The CoExist project is part of a larger cooperation between the European Commission (EC) and the United States Department of Transportation (USDOT). Both organisations are working together in the form of a twinning initiative to encourage collaboration between mobility-related projects in Europe and the United States.

Working together

The CoEXist project has established a twinning relationship on the analysis, modelling and simulation (AMS) of CAVs, aiming towards the coordination of activities and research collaboration. A twinning agreement was signed on 26 February 2018 between CoEXist and two research projects, which were funded by the Federal Highway Administration (FHWA). The cooperation focuses on:

  • Developing an analysis, modeling and simulation (AMS) tool for CAVs which aims to determine the main knowledge, data and tool gaps associated with modelling CAV applications –and to create a conceptual AMS framework that addresses these gaps
  • Developing AMS Tools for CAV Applications, with the goal of developing a uniform suite of AMS tools and implementation guidance –producing an accessible, promotable, ready-to-use toolbox for state DOTs and MPOs.

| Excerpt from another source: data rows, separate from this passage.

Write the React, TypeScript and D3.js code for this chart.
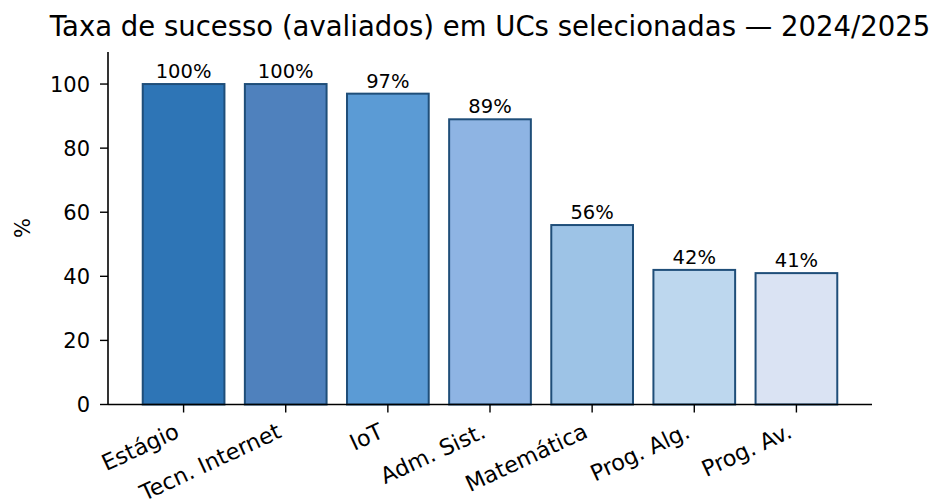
import React from "react";
import * as d3 from "d3";

const categories = ["Estágio", "Tecn. Internet", "IoT", "Adm. Sist.", "Matemática", "Prog. Alg.", "Prog. Av."];
const values = [100, 100, 97, 89, 56, 42, 41];
const colors = ["#2e75b6", "#4f81bd", "#5b9bd5", "#8eb4e3", "#9dc3e6", "#bdd7ee", "#dae3f3"];
const yTicks = [0, 20, 40, 60, 80, 100];
const title = "Taxa de sucesso (avaliados) em UCs selecionadas — 2024/2025";

export default function App() {
  const W = 941, H = 499;
  const left = 108, right = 872, top = 52, bottom = 404.5;
  const x = d3.scaleLinear().domain([-0.74, categories.length - 1 + 0.74]).range([left, right]);
  const y = d3.scaleLinear().domain([0, 110]).range([bottom, top]);
  const bw = x(0.4) - x(-0.4);
  const font = "'DejaVu Sans', sans-serif";
  return (
    <svg width={W} height={H} style={{ position: "absolute", left: 0, top: 0 }} fontFamily={font}>
      <rect width={W} height={H} fill="#fff" />
      <text x={(left + right) / 2} y={36} textAnchor="middle" fontSize={27.5} fill="#000">{title}</text>
      {values.map((v, i) => (
        <g key={i}>
          <rect x={x(i) - bw / 2} y={y(v)} width={bw} height={y(0) - y(v)} fill={colors[i]} stroke="#1f4e79" strokeWidth={2} />
          <text x={x(i)} y={y(v) - 6} textAnchor="middle" fontSize={19.5} fill="#000">{v}%</text>
        </g>
      ))}
      <line x1={left} x2={left} y1={top} y2={bottom} stroke="#000" strokeWidth={1.6} />
      <line x1={left} x2={right} y1={bottom} y2={bottom} stroke="#000" strokeWidth={1.6} />
      {yTicks.map((t) => (
        <g key={t}>
          <line x1={left - 8} x2={left} y1={y(t)} y2={y(t)} stroke="#000" strokeWidth={1.4} />
          <text x={left - 18} y={y(t)} dy="0.36em" textAnchor="end" fontSize={21} fill="#000">{t}</text>
        </g>
      ))}
      {categories.map((c, i) => (
        <g key={c}>
          <line x1={x(i)} x2={x(i)} y1={bottom} y2={bottom + 8} stroke="#000" strokeWidth={1.4} />
          <text transform={`translate(${x(i) - 10},${bottom + 17}) rotate(-25)`} textAnchor="end" dy="0.75em" fontSize={22.3} fill="#000">{c}</text>
        </g>
      ))}
      <text transform={`translate(30,${228}) rotate(-90)`} textAnchor="middle" fontSize={21} fill="#000">%</text>
    </svg>
  );
}
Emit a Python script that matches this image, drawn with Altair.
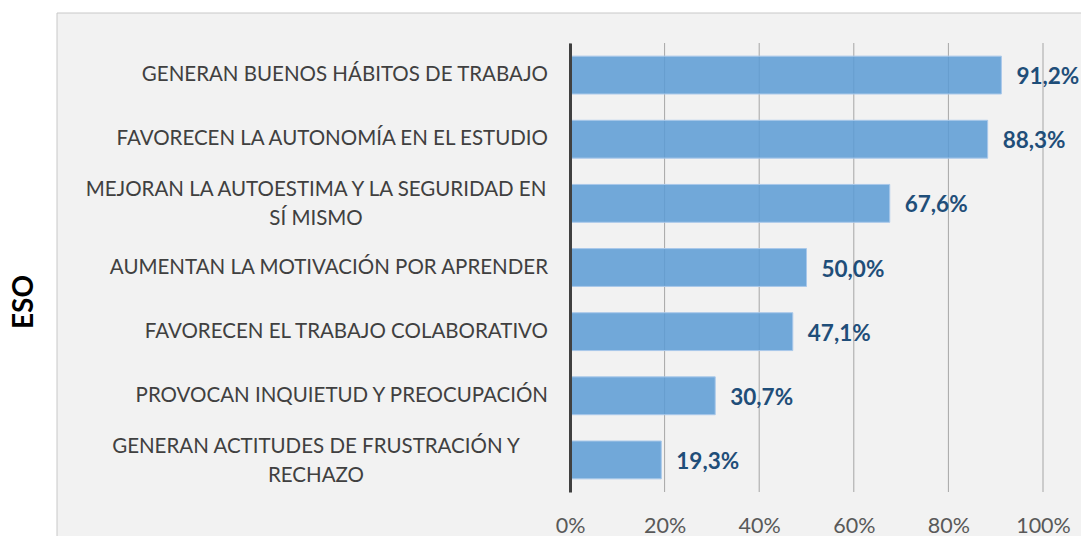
import altair as alt
import pandas as pd

categories = [
    "GENERAN BUENOS HÁBITOS DE TRABAJO",
    "FAVORECEN LA AUTONOMÍA EN EL ESTUDIO",
    "MEJORAN LA AUTOESTIMA Y LA SEGURIDAD EN SÍ MISMO",
    "AUMENTAN LA MOTIVACIÓN POR APRENDER",
    "FAVORECEN EL TRABAJO COLABORATIVO",
    "PROVOCAN INQUIETUD Y PREOCUPACIÓN",
    "GENERAN ACTITUDES DE FRUSTRACIÓN Y RECHAZO",
]
label_lines = [
    "GENERAN BUENOS HÁBITOS DE TRABAJO",
    "FAVORECEN LA AUTONOMÍA EN EL ESTUDIO",
    "MEJORAN LA AUTOESTIMA Y LA SEGURIDAD EN\nSÍ MISMO",
    "AUMENTAN LA MOTIVACIÓN POR APRENDER",
    "FAVORECEN EL TRABAJO COLABORATIVO",
    "PROVOCAN INQUIETUD Y PREOCUPACIÓN",
    "GENERAN ACTITUDES DE FRUSTRACIÓN Y\nRECHAZO",
]
values = [91.2, 88.3, 67.6, 50.0, 47.1, 30.7, 19.3]
tick_values = [0, 20, 40, 60, 80, 100]
group_title = ["ESO"]

FONT = "Lato"

df = pd.DataFrame({"cat": categories, "label": label_lines, "value": values})
ticks_df = pd.DataFrame({"t": tick_values})
title_df = pd.DataFrame({"g": group_title})

x_scale = alt.Scale(domain=[0, 100], nice=False, zero=True)
y_scale = alt.Scale(domain=categories, paddingInner=0.41, paddingOuter=0.205)

x_axis = alt.Axis(
    values=tick_values, labelExpr="datum.value + '%'", title=None, grid=False,
    domain=False, ticks=False, tickSize=0, labelPadding=34, labelBaseline="middle",
    labelAlign="center", labelFlush=False, labelOverlap=False,
    labelFont=FONT, labelFontSize=21.5, labelColor="#595959", zindex=1,
)
y_axis = alt.Axis(
    labels=False, ticks=False, grid=False, domain=True, domainColor="#404040",
    domainWidth=3, title=None, zindex=1,
)

panel = alt.Chart(alt.Data(values=[{"p": 1}])).mark_rect(
    fill="#f2f2f2", stroke="#c8c8c8", strokeWidth=1
).encode(
    x=alt.value(-513), x2=alt.value(700), y=alt.value(-30), y2=alt.value(700)
)

grid = alt.Chart(ticks_df).mark_rule(color="#a6a6a6", strokeWidth=1).encode(
    x=alt.X("t:Q", scale=x_scale, axis=x_axis)
)

base = alt.Chart(df)

bars = base.mark_bar(
    fill="#5b9bd5", fillOpacity=0.85, stroke="#a9c8ea", strokeWidth=1
).encode(
    x=alt.X("value:Q", scale=x_scale, axis=x_axis),
    y=alt.Y("cat:N", scale=y_scale, axis=y_axis, sort=categories),
)

value_text = base.transform_calculate(
    txt="replace(format(datum.value, '.1f'), '.', ',') + '%'"
).mark_text(
    align="left", baseline="middle", dx=15, dy=2, font=FONT, fontSize=22.5,
    fontWeight="bold", color="#1f4e79"
).encode(
    x=alt.X("value:Q", scale=x_scale),
    y=alt.Y("cat:N", scale=y_scale, sort=categories),
    text="txt:N",
)

single_labels = base.transform_filter("indexof(datum.label, '\\n') < 0").mark_text(
    align="right", baseline="middle", font=FONT, fontSize=20.5, color="#404040"
).encode(
    x=alt.value(-22),
    y=alt.Y("cat:N", scale=y_scale, sort=categories),
    text="label:N",
)

multi_labels = base.transform_filter("indexof(datum.label, '\\n') >= 0").mark_text(
    align="center", baseline="middle", font=FONT, fontSize=20.5, color="#404040",
    lineBreak="\n", lineHeight=29, dy=-13
).encode(
    x=alt.value(-254),
    y=alt.Y("cat:N", scale=y_scale, sort=categories),
    text="label:N",
)

side_title = alt.Chart(title_df).mark_text(
    align="center", baseline="middle", angle=270, font=FONT, fontSize=28,
    fontWeight="bold", color="#000000"
).encode(
    x=alt.value(-545), y=alt.value(259), text="g:N"
)

chart = alt.layer(
    panel, grid, bars, value_text, single_labels, multi_labels, side_title
).properties(
    width=473, height=449,
    autosize=alt.AutoSizeParams(type="none"),
    padding={"left": 562, "top": 35, "right": 38, "bottom": 44},
    background="#ffffff",
).configure_view(stroke=None)

chart.save("out.html", embed_options={"renderer": "svg", "actions": False})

The twinning partners are cooperating and sharing their expertise on case studies that apply the AMS Framework and on AMS tool development for connected and automated vehicles. The twinning activities encompass quarterly conference calls, the exchange of deliverables and workshops at conferences.

During these workshops, EU and US researchers have shared updates of the work and progress made in their respective projects, spurring interesting discussions around the different conceptual and methodological approaches, and providing valuable feedback for its improvement.

This exchange of ideas contributed towards the strategic aim of reaching a common understanding on key research topics, such as:

  • the development of a framework and effective tools to enable CAV transport planning
  • the definition of CAV control logics and driving behavioural parameters
  • the safe integration of CAVs in mixed road environments
  • the interaction and communication of CAVs with other road users such as pedestrians, bicycle drivers and conventional vehicles
  • the challenges and opportunities of V2I (Vehicle-to-Infrastructure) communication
  • the design and adaptation requirements of road infrastructure and the assessment of CAV’s impacts on road infrastructure, among others.